STEREOTYPICAL COLLEGE PARTY PICTURE WOOOOOOOOOOOO!
The saddest part of all, I think, is that the way our educational system is set up, I have to sort of waste everyone's time. My class moves along at a fairly plodding pace, which is necessary to avoid losing the bottom half of the class, but bores the bejeezus out of the top half. The brutal irony is, however, that the bottom half don't really seem to want to go to college anyway. I believe that biology is the most elegant subject in the entire world, and I revel in telling my students about the classic experiments, the great heroes, the the staggering weight of the knowledge yet to be uncovered -- and still, I acknowledge that the majority of the world doesn't really need to know it, beyond a basic level of familiarity.

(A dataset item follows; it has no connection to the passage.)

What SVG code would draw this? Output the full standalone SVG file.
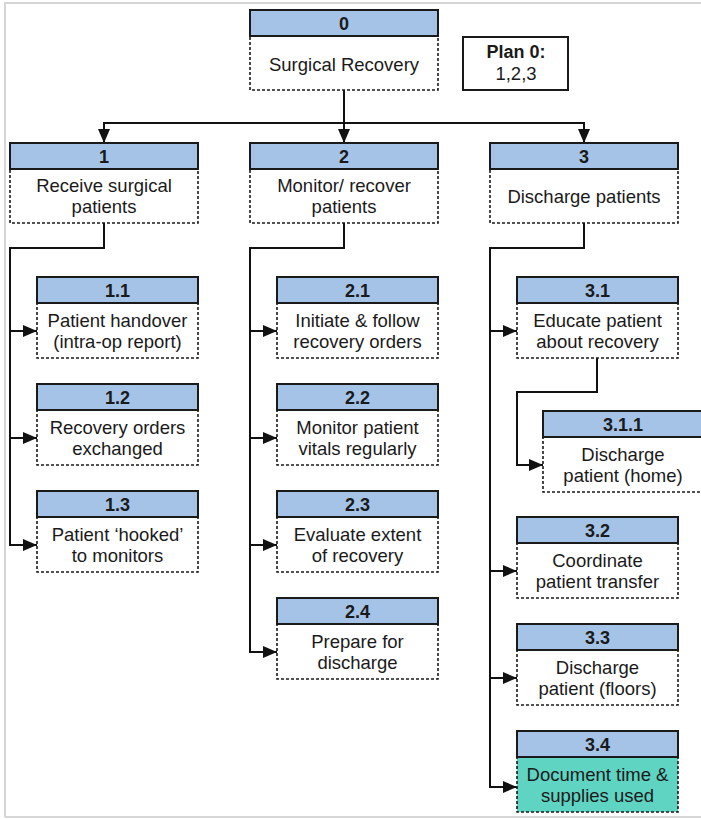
<svg xmlns="http://www.w3.org/2000/svg" width="701" height="819" viewBox="0 0 701 819">
  <style>
    .hdr { fill: #a4c3e6; stroke: #1a1a1a; stroke-width: 2; }
    .body { fill: #ffffff; stroke: #1a1a1a; stroke-width: 1.6; stroke-dasharray: 3 2; }
    .body.done { fill: #5fd4c2; }
    .num { font-family: "Liberation Sans", Arial, sans-serif; font-size: 18px; font-weight: bold; fill: #1a1a1a; text-anchor: middle; }
    .lbl { font-family: "Liberation Sans", Arial, sans-serif; font-size: 18.5px; fill: #1a1a1a; text-anchor: middle; }
    .wire { fill: none; stroke: #111111; stroke-width: 2; }
    .frame { fill: none; stroke: #d6d6d6; stroke-width: 2; }
    .plan { fill: #ffffff; stroke: #1a1a1a; stroke-width: 2; }
  </style>
  <defs>
    <marker id="arrow" viewBox="0 0 14 12" refX="14" refY="6" markerWidth="14" markerHeight="12" markerUnits="userSpaceOnUse" orient="auto">
      <path d="M0,0 L14,6 L0,12 Z" fill="#111111"/>
    </marker>
  </defs>

  <rect x="0" y="0" width="701" height="819" fill="#ffffff"/>
  <!-- outer frame -->
  <path class="frame" d="M5,817 L5,3 L701,3 M5,817 L701,817"/>

  <!-- connectors -->
  <g id="connectors">
    <path class="wire" d="M344,90 L344,143" marker-end="url(#arrow)"/>
    <path class="wire" d="M104,123 L584,123"/>
    <path class="wire" d="M104,122 L104,143" marker-end="url(#arrow)"/>
    <path class="wire" d="M584,122 L584,143" marker-end="url(#arrow)"/>

    <path class="wire" d="M104,223 L104,248 L10,248 L10,545"/>
    <path class="wire" d="M9,331 L37,331" marker-end="url(#arrow)"/>
    <path class="wire" d="M9,438 L37,438" marker-end="url(#arrow)"/>
    <path class="wire" d="M9,545 L37,545" marker-end="url(#arrow)"/>

    <path class="wire" d="M344,223 L344,248 L250,248 L250,652"/>
    <path class="wire" d="M249,331 L277,331" marker-end="url(#arrow)"/>
    <path class="wire" d="M249,438 L277,438" marker-end="url(#arrow)"/>
    <path class="wire" d="M249,545 L277,545" marker-end="url(#arrow)"/>
    <path class="wire" d="M249,652 L277,652" marker-end="url(#arrow)"/>

    <path class="wire" d="M584,223 L584,248 L490,248 L490,787"/>
    <path class="wire" d="M489,331 L517,331" marker-end="url(#arrow)"/>
    <path class="wire" d="M489,571 L517,571" marker-end="url(#arrow)"/>
    <path class="wire" d="M489,678 L517,678" marker-end="url(#arrow)"/>
    <path class="wire" d="M489,787 L517,787" marker-end="url(#arrow)"/>

    <path class="wire" d="M597,358 L597,392 L517,392 L517,465 L543,465" marker-end="url(#arrow)"/>
  </g>

  <!-- plan box -->
  <g id="plan0">
    <rect class="plan" x="463" y="37" width="105" height="53"/>
    <text class="num" x="516" y="58">Plan 0:</text>
    <text class="lbl" x="516" y="80">1,2,3</text>
  </g>

  <g id="n0">
    <rect class="body" x="250" y="36" width="188" height="54"/>
    <rect class="hdr" x="250" y="10" width="188" height="26"/>
    <text class="num" x="344" y="30">0</text>
    <text class="lbl" x="344" y="71">Surgical Recovery</text>
  </g>

  <g id="n1">
    <rect class="body" x="10" y="169" width="188" height="54"/>
    <rect class="hdr" x="10" y="143" width="188" height="26"/>
    <text class="num" x="104" y="163">1</text>
    <text class="lbl" x="104" y="192">Receive surgical</text>
    <text class="lbl" x="104" y="213">patients</text>
  </g>

  <g id="n2">
    <rect class="body" x="250" y="169" width="188" height="54"/>
    <rect class="hdr" x="250" y="143" width="188" height="26"/>
    <text class="num" x="344" y="163">2</text>
    <text class="lbl" x="344" y="192">Monitor/ recover</text>
    <text class="lbl" x="344" y="213">patients</text>
  </g>

  <g id="n3">
    <rect class="body" x="490" y="169" width="188" height="54"/>
    <rect class="hdr" x="490" y="143" width="188" height="26"/>
    <text class="num" x="584" y="163">3</text>
    <text class="lbl" x="584" y="203">Discharge patients</text>
  </g>

  <g id="n1_1">
    <rect class="body" x="37" y="303" width="161" height="55"/>
    <rect class="hdr" x="37" y="277" width="161" height="26"/>
    <text class="num" x="117.5" y="297">1.1</text>
    <text class="lbl" x="117.5" y="327">Patient handover</text>
    <text class="lbl" x="117.5" y="348">(intra-op report)</text>
  </g>

  <g id="n1_2">
    <rect class="body" x="37" y="410" width="161" height="55"/>
    <rect class="hdr" x="37" y="384" width="161" height="26"/>
    <text class="num" x="117.5" y="404">1.2</text>
    <text class="lbl" x="117.5" y="434">Recovery orders</text>
    <text class="lbl" x="117.5" y="455">exchanged</text>
  </g>

  <g id="n1_3">
    <rect class="body" x="37" y="517" width="161" height="55"/>
    <rect class="hdr" x="37" y="491" width="161" height="26"/>
    <text class="num" x="117.5" y="511">1.3</text>
    <text class="lbl" x="117.5" y="541">Patient ‘hooked’</text>
    <text class="lbl" x="117.5" y="562">to monitors</text>
  </g>

  <g id="n2_1">
    <rect class="body" x="277" y="303" width="161" height="55"/>
    <rect class="hdr" x="277" y="277" width="161" height="26"/>
    <text class="num" x="357.5" y="297">2.1</text>
    <text class="lbl" x="357.5" y="327">Initiate &amp; follow</text>
    <text class="lbl" x="357.5" y="348">recovery orders</text>
  </g>

  <g id="n2_2">
    <rect class="body" x="277" y="410" width="161" height="55"/>
    <rect class="hdr" x="277" y="384" width="161" height="26"/>
    <text class="num" x="357.5" y="404">2.2</text>
    <text class="lbl" x="357.5" y="434">Monitor patient</text>
    <text class="lbl" x="357.5" y="455">vitals regularly</text>
  </g>

  <g id="n2_3">
    <rect class="body" x="277" y="517" width="161" height="55"/>
    <rect class="hdr" x="277" y="491" width="161" height="26"/>
    <text class="num" x="357.5" y="511">2.3</text>
    <text class="lbl" x="357.5" y="541">Evaluate extent</text>
    <text class="lbl" x="357.5" y="562">of recovery</text>
  </g>

  <g id="n2_4">
    <rect class="body" x="277" y="624" width="161" height="55"/>
    <rect class="hdr" x="277" y="598" width="161" height="26"/>
    <text class="num" x="357.5" y="618">2.4</text>
    <text class="lbl" x="357.5" y="648">Prepare for</text>
    <text class="lbl" x="357.5" y="669">discharge</text>
  </g>

  <g id="n3_1">
    <rect class="body" x="517" y="303" width="161" height="55"/>
    <rect class="hdr" x="517" y="277" width="161" height="26"/>
    <text class="num" x="597.5" y="297">3.1</text>
    <text class="lbl" x="597.5" y="327">Educate patient</text>
    <text class="lbl" x="597.5" y="348">about recovery</text>
  </g>

  <g id="n3_1_1">
    <rect class="body" x="543" y="437" width="161" height="55"/>
    <rect class="hdr" x="543" y="411" width="161" height="26"/>
    <text class="num" x="623" y="431">3.1.1</text>
    <text class="lbl" x="623" y="461">Discharge</text>
    <text class="lbl" x="623" y="482">patient (home)</text>
  </g>

  <g id="n3_2">
    <rect class="body" x="517" y="543" width="161" height="55"/>
    <rect class="hdr" x="517" y="517" width="161" height="26"/>
    <text class="num" x="597.5" y="537">3.2</text>
    <text class="lbl" x="597.5" y="567">Coordinate</text>
    <text class="lbl" x="597.5" y="588">patient transfer</text>
  </g>

  <g id="n3_3">
    <rect class="body" x="517" y="650" width="161" height="55"/>
    <rect class="hdr" x="517" y="624" width="161" height="26"/>
    <text class="num" x="597.5" y="644">3.3</text>
    <text class="lbl" x="597.5" y="674">Discharge</text>
    <text class="lbl" x="597.5" y="695">patient (floors)</text>
  </g>

  <g id="n3_4">
    <rect class="body done" x="517" y="757" width="161" height="55"/>
    <rect class="hdr" x="517" y="731" width="161" height="26"/>
    <text class="num" x="597.5" y="751">3.4</text>
    <text class="lbl" x="597.5" y="781">Document time &amp;</text>
    <text class="lbl" x="597.5" y="802">supplies used</text>
  </g>
</svg>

Obviously I am not advocating cutting students off from scientific literacy -- heaven forbid
less Americans believe in evolution and global warming than do now -- but the level of rigor of the standards I have to teach is ridiculous. Plumbers and roofers do not need to be able to explain the function of mitochondrial membranes in cellular respiration, but the state of California certainly loves to pretend that they do.

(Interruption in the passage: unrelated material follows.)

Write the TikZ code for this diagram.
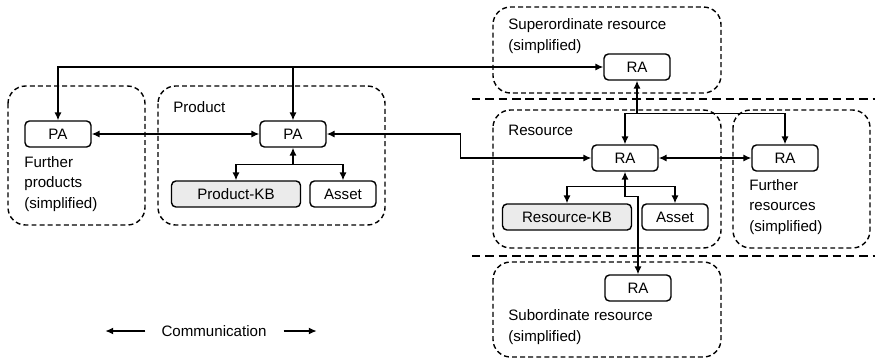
\documentclass[tikz,border=0pt]{standalone}
\usepackage{fontspec}
\setmainfont{Liberation Sans}
\usepackage{tikz}
\usetikzlibrary{arrows.meta}

\tikzset{
  agent/.style = {draw, line width=0.8pt, rounded corners=2.5pt, minimum width=1.32cm,
                  minimum height=0.52cm, inner sep=0pt},
  kb/.style = {agent, fill=black!8, minimum width=2.58cm},
  region/.style = {draw, line width=0.8pt, dash pattern=on 2.8pt off 1.8pt, rounded corners=10pt},
  separator/.style = {line width=1.2pt, dash pattern=on 4.8pt off 2.8pt},
  lbl/.style = {anchor=west, align=left, inner sep=0pt},
  comm/.style = {line width=0.75pt, >={Latex[length=4.5pt,width=4pt]}}
}

\begin{document}
\begin{tikzpicture}[x=0.02cm, y=-0.02cm, font=\fontsize{8.6}{11.9}\selectfont]
  \useasboundingbox (0,0) rectangle (875,363);

  % dashed regions
  \draw[region] (8,86) rectangle (145,225);
  \draw[region] (158,86) rectangle (385,225);
  \draw[region] (493,7) rectangle (721,93);
  \draw[region] (493,110) rectangle (721,248);
  \draw[region] (733,110) rectangle (870,248);
  \draw[region] (493,262) rectangle (721,357);
  \draw[separator] (472,99) -- (875,99);
  \draw[separator] (472,256) -- (875,256);

  % region labels
  \node[lbl] (lfp) at (24,184) {Further\\products\\(simplified)};
  \node[lbl] (lprod) at (173,107) {Product};
  \node[lbl] (lsup) at (508,36) {Superordinate resource\\(simplified)};
  \node[lbl] (lres) at (508,130) {Resource};
  \node[lbl] (lfr) at (749,207) {Further\\resources\\(simplified)};
  \node[lbl] (lsub) at (508,327.5) {Subordinate resource\\(simplified)};

  % agents and their parts
  \node[agent] (pa-fp) at (58,134) {PA};
  \node[agent] (pa) at (293,134) {PA};
  \node[kb] (pkb) at (236,194) {Product-KB};
  \node[agent] (passet) at (343,194) {Asset};
  \node[agent] (ra-sup) at (637,67) {RA};
  \node[agent] (ra) at (625,158) {RA};
  \node[agent] (ra-fr) at (785,158) {RA};
  \node[kb] (rkb) at (567,217) {Resource-KB};
  \node[agent] (rasset) at (675,217) {Asset};
  \node[agent] (ra-sub) at (638,288) {RA};

  % communication between products
  \draw[comm, <->] (pa-fp) -- (pa);
  \draw[comm, <->] (ra-sup.west) -| (pa-fp.north);
  \draw[comm, ->] (ra-sup.west -| pa.north) -- (pa.north);
  \draw[comm, <->] (pa.east) -- ++(134,0) |- (ra.west);

  % product internals
  \draw[comm, <-] (pa.south) -- ++(0,17) coordinate (pj);
  \draw[comm, ->] (pj) -| (pkb);
  \draw[comm, ->] (pj) -| (passet);

  % resource hierarchy
  \draw[comm, <-] (ra-sup.south) -- ++(0,33) coordinate (sj);
  \draw[comm, ->] (sj) -| (ra);
  \draw[comm, ->] (sj) -| (ra-fr);
  \draw[comm, <->] (ra) -- (ra-fr);

  % resource internals
  \draw[comm, <-] (ra.south) -- ++(0,15) coordinate (rj);
  \draw[comm, ->] (rj) -| (rkb);
  \draw[comm, ->] (rj) -| (rasset);
  \draw[comm, ->] (rj) -- ++(0,10) -| (ra-sub);

  % legend
  \node (lcomm) at (214,331) {Communication};
  \draw[comm, ->] (lcomm.west) ++(-10,0) -- ++(-40,0);
  \draw[comm, ->] (lcomm.east) ++(11,0) -- ++(33,0);
\end{tikzpicture}
\end{document}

I'm sure 100% of my readers remember how these work, right?
If it were up to me, by high school students would be tracked into two separate categories: academic and vocational. While this would make the majority of educators today terribly squeamish, if you honestly asked each of our students if they wanted to go to college, I firmly believe that about a fourth of our students would say "no" (and this is, recall, at a school that parents had to
choose to send their kids to, with the expectation that it would be a college-prep environment). I do not mean that we should separate students into haves and have-nots, but this idea we have of college attendance being the ultimate goal for every student is (a) logistically impossible given the number of colleges today, (b) demeaning to students who don't get in, or don't want to, and (c) barring the non-scholars from getting relevant education and experience that would enable them to get solid jobs and join the middle class.
But for the rest of them, finding out that in college you can go to a keg party and call it "networking" will be a welcome surprise.